Congressional leaders meeting with Vice President Joe Biden are inching closer to an elusive budget deal that could combine effective tax increases (via lower rates and fewer exemptions) with cuts across domestic spending and health care programs. The AARP's tacit acknowledgement that Social Security cuts are inevitable is the latest indication that the Biden rounds could produce what the Gang of Six, Gang of Five, Deficit Commission and twenty-odd other deficit deals could not. A vote.
But as Congress crawls toward compromise, some presidential candidates are slouching toward partisan piffle. Former Minnesota Governor Tim Pawlenty says he can balance the budget and cut taxes by $8 trillion, because tax cuts increase revenue. Cool trick! How does it work?
In an interview with Slate's Dave Weigel on June 13, he claimed "when Ronald Reagan cut taxes in a significant way, revenues actually increased by almost 100 percent during his eight years as president. So this idea that significant, big tax cuts necessarily result in lower revenues - history does not [bear] that out."
Pawlenty's statistic is mostly wrong. His conclusion is fully wrong. First, revenue didn't double during Reagan's eight years. It increased by 65 percent, from $600 billion in 1981 to $990 billion in 1989 in nominal terms.
Second, Reagan's 1981 tax cut didn't increase tax revenue, explains Bruce Bartlett, a former economist and domestic policy adviser under Reagan. Inflation grew revenue, and population growth grew revenue, and economic expansion grew revenue, and tax increases grew revenue ("Ronald Reagan
raised taxes 11 times, increasing revenues by $133 billion per year as of 1988 - about a third of the nominal revenue increase during Reagan's presidency").

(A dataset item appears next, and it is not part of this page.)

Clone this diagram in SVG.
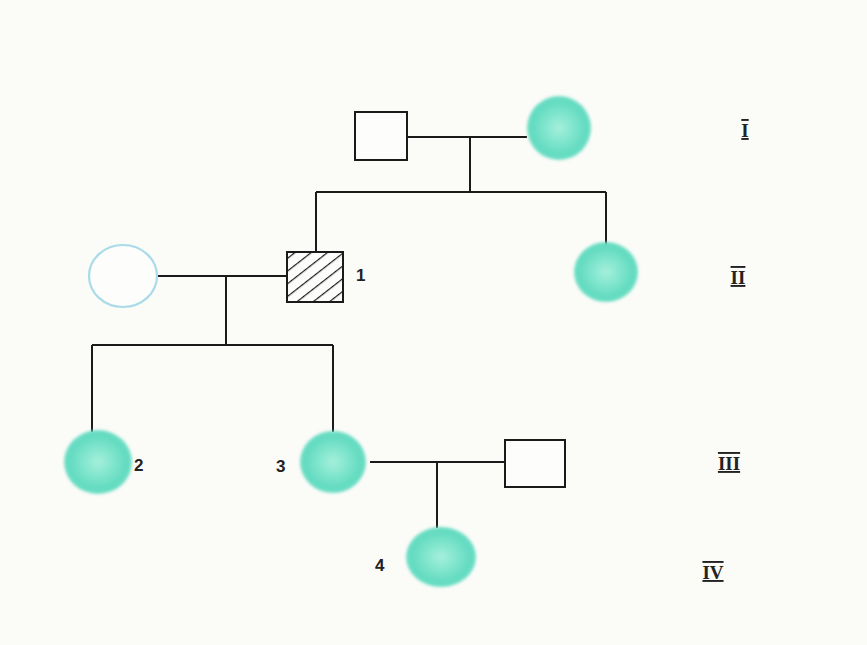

It's not clear why Pawlenty would want to make this fuzzy argument anyway. If he wants to grow tax revenue and balance the budget, he should raise taxes. If he wants to shrink government, he should say "Of course tax cuts starve Washington for revenue. That's exactly what I'm trying to do." But if he wants to be the next Reagan, he should listen to Reagan's advisers: Tax cuts never pay for themselves.